Small wonder America’s future leaders show little gratitude towards God or their American forebears. No surprise either that ideological “stories” of oppression fill out their (fictional) cultural memories.

But here’s the good news: Ideologues may work to shred our cultural memory and thin the roots of our gratitude, but ordinary Americans can replant the seeds of deep gratitude on a daily basis.

Milosevic didn’t have to attend college to know the past sacrifices of American patriots or the goodness of the U.S. The true stories of Americans’ personal sacrifices, generosity and courage, which are the foundations of today’s gratitude, live on in military culture, in many families, in red-state communities and surely in some blue-state communities too.

Our shared experiences of hard work, collaboration and success, combined with inspiring stories of great Americans, can still pass from one generation to the next and help recreate the foundations that underlie true gratitude. Young Americans who lost, or never gained, their rich cultural memory can recover it, even over Thanksgiving dinner.

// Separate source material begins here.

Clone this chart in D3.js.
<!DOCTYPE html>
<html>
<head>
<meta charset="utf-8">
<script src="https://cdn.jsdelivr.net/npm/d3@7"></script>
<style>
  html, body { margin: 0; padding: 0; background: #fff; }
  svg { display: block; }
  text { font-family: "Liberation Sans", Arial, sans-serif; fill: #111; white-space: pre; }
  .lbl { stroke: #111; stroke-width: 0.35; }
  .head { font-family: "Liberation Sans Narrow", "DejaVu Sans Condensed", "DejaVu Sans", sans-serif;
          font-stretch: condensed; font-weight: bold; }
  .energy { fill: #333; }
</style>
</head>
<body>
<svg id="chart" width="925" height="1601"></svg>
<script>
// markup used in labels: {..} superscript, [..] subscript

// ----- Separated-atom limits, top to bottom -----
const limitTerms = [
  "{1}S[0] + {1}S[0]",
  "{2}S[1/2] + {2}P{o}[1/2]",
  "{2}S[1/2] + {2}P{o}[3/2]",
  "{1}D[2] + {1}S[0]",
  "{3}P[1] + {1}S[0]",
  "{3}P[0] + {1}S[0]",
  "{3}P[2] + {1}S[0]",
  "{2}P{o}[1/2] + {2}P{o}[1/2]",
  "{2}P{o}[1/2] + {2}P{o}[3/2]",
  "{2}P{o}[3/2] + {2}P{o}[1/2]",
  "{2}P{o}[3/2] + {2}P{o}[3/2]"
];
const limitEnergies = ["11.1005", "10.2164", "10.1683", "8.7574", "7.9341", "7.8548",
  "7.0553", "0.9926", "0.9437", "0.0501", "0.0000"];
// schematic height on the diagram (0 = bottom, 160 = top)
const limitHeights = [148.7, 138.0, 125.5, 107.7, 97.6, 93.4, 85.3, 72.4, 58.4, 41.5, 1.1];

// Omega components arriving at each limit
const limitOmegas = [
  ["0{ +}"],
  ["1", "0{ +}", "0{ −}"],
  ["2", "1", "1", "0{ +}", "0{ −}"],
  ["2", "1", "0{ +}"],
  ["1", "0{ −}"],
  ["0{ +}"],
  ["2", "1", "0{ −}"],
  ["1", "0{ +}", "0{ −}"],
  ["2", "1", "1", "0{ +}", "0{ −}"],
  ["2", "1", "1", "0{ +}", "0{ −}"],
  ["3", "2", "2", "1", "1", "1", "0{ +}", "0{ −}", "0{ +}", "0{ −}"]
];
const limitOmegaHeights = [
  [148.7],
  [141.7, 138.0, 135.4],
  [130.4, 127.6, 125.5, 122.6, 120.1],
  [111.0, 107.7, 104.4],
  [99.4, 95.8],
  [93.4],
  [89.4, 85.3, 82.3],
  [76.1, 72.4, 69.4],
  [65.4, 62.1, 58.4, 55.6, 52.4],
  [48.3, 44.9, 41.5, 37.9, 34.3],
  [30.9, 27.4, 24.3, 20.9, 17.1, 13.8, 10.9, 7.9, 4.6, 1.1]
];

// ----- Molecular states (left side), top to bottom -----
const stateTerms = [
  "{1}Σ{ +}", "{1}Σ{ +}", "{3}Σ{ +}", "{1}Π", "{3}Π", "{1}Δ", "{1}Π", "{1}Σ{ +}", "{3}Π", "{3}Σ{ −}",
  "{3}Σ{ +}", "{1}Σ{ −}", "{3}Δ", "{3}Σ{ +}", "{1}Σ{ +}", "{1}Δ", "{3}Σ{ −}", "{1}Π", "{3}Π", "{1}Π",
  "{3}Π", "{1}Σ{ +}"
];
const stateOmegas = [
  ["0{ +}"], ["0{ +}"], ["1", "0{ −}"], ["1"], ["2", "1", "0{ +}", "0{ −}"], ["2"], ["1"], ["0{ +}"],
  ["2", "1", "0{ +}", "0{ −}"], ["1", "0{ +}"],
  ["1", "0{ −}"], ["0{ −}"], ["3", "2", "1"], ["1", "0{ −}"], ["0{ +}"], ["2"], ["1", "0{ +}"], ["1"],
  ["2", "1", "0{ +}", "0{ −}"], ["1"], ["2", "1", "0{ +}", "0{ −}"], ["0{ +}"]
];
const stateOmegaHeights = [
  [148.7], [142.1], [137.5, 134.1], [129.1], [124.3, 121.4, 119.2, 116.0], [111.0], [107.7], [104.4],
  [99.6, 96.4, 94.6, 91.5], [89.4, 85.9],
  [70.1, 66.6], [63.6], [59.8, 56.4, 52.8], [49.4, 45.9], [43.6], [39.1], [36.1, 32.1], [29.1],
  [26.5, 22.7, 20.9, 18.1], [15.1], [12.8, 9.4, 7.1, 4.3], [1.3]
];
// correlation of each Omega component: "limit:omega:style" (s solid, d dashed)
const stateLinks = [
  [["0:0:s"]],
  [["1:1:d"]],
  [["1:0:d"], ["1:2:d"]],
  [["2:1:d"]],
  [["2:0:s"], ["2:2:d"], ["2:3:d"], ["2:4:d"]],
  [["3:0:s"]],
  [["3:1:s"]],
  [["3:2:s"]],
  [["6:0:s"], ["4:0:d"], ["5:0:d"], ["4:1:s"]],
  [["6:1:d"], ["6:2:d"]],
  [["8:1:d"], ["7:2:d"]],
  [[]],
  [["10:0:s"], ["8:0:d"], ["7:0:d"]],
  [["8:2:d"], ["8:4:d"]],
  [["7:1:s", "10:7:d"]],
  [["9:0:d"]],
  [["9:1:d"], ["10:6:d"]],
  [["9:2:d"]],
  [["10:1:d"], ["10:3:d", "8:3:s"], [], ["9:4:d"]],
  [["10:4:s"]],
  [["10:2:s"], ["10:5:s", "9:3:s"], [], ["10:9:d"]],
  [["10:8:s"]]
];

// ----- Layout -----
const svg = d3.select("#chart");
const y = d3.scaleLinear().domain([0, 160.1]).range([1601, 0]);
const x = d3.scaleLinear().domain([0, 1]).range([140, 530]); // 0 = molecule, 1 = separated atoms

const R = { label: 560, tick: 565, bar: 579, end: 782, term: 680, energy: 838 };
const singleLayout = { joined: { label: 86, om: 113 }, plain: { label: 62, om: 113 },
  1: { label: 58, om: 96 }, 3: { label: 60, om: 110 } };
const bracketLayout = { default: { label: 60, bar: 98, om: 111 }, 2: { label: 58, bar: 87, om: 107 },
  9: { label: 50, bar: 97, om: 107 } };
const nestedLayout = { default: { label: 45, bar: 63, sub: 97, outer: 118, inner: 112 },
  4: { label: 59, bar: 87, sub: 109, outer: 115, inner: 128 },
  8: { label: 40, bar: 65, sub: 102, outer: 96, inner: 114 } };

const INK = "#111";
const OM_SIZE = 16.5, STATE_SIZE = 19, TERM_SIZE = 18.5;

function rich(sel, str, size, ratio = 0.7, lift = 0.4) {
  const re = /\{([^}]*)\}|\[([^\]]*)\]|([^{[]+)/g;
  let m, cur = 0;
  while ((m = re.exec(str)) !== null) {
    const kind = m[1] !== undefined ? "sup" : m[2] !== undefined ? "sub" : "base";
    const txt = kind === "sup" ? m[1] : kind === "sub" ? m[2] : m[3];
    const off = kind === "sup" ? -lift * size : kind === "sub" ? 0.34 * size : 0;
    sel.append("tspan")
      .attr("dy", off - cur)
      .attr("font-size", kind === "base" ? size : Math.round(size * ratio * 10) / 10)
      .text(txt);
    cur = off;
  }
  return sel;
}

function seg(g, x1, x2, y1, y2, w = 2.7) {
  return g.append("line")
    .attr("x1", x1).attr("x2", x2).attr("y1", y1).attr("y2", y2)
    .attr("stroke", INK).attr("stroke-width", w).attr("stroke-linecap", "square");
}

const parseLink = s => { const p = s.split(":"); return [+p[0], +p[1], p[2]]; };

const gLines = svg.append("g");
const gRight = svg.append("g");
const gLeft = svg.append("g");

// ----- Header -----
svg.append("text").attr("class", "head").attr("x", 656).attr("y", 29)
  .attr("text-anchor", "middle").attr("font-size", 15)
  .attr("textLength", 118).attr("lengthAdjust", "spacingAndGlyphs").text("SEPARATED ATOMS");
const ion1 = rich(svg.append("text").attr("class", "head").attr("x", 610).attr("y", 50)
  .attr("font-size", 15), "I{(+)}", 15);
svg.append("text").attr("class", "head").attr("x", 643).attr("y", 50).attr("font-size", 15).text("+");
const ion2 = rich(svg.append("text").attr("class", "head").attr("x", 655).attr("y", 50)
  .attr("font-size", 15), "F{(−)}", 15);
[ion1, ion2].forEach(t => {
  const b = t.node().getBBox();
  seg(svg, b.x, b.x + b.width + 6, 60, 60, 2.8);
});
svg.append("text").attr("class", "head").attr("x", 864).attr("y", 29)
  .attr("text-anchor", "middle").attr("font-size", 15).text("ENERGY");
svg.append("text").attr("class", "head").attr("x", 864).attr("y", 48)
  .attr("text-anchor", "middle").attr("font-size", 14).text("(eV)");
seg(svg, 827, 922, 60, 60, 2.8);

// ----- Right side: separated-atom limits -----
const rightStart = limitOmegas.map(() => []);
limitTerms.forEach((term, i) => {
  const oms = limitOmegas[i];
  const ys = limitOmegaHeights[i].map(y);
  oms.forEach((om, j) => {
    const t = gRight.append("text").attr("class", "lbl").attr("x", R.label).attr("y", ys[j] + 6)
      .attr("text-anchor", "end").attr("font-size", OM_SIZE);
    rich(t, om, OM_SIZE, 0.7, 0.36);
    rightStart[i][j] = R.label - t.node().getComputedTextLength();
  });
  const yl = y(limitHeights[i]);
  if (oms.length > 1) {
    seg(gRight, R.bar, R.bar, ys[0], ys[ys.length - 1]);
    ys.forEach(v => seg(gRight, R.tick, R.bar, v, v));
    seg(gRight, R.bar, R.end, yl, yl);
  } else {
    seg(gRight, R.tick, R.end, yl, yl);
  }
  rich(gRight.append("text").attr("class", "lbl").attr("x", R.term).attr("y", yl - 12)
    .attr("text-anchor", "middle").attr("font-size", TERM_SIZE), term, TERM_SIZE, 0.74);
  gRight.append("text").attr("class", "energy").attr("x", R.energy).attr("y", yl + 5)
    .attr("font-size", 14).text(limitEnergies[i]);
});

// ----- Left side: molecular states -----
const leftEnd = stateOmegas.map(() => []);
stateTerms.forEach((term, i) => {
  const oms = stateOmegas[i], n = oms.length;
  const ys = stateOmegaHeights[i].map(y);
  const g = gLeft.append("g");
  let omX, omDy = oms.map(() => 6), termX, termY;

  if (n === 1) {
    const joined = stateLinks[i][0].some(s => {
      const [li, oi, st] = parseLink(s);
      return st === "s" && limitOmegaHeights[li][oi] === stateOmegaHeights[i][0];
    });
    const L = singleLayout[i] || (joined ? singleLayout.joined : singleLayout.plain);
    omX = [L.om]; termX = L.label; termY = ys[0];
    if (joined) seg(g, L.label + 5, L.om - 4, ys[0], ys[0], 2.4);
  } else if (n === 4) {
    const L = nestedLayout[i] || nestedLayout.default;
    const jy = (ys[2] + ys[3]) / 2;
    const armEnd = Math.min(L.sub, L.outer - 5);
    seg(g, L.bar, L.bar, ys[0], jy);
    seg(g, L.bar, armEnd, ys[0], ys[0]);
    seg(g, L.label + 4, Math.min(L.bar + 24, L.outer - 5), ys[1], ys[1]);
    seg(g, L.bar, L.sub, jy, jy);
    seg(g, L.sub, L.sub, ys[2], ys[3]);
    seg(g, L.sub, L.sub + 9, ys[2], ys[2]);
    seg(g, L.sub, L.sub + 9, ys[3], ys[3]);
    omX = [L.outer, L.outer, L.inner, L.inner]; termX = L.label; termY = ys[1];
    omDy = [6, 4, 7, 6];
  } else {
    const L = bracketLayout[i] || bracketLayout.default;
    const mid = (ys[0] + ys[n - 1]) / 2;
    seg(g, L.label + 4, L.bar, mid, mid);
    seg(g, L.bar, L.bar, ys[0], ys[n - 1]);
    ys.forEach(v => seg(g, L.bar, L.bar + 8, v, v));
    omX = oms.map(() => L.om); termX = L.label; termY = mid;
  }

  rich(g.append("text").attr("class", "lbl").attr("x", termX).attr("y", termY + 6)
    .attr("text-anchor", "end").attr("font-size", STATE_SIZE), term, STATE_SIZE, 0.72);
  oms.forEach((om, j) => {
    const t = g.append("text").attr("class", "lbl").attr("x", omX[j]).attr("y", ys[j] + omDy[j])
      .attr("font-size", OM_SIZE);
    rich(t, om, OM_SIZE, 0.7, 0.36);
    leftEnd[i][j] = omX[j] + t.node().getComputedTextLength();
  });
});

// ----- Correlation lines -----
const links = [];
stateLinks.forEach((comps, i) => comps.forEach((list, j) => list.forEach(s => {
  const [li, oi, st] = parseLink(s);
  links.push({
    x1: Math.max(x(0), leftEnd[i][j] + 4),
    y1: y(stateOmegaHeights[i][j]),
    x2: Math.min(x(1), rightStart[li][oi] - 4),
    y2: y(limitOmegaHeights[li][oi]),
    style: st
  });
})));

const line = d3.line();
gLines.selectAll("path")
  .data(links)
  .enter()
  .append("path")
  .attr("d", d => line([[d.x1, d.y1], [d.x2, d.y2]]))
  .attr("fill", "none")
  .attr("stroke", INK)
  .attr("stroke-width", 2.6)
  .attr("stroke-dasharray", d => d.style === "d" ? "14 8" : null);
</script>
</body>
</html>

Vogue magazine told its readers this week that the secret to “surviving” Thanksgiving dinner with relatives who voted differently is for “each family member to share what they are most grateful for this year” — but “the only rule is the answer can’t be Donald Trump.”

Here’s a better idea: Take your inspiration from Milosevic, whose gratitude for what he receives is rooted in his awareness of those who have given.

Surely Americans, red and blue, see that a heart full of anger has no room for gratitude, and a heart without humility lacks night vision. It can’t discern any blessings amidst apparent darkness.

This Thanksgiving, let’s give thanks first to God and then look outward, acknowledging the givers before the gifts, sharing the stories behind the blessings and giving honor to those who deserve our deepest thanks. Happy Thanksgiving!

Mary Rice Hasson is a fellow at the Ethics and Public Policy Center.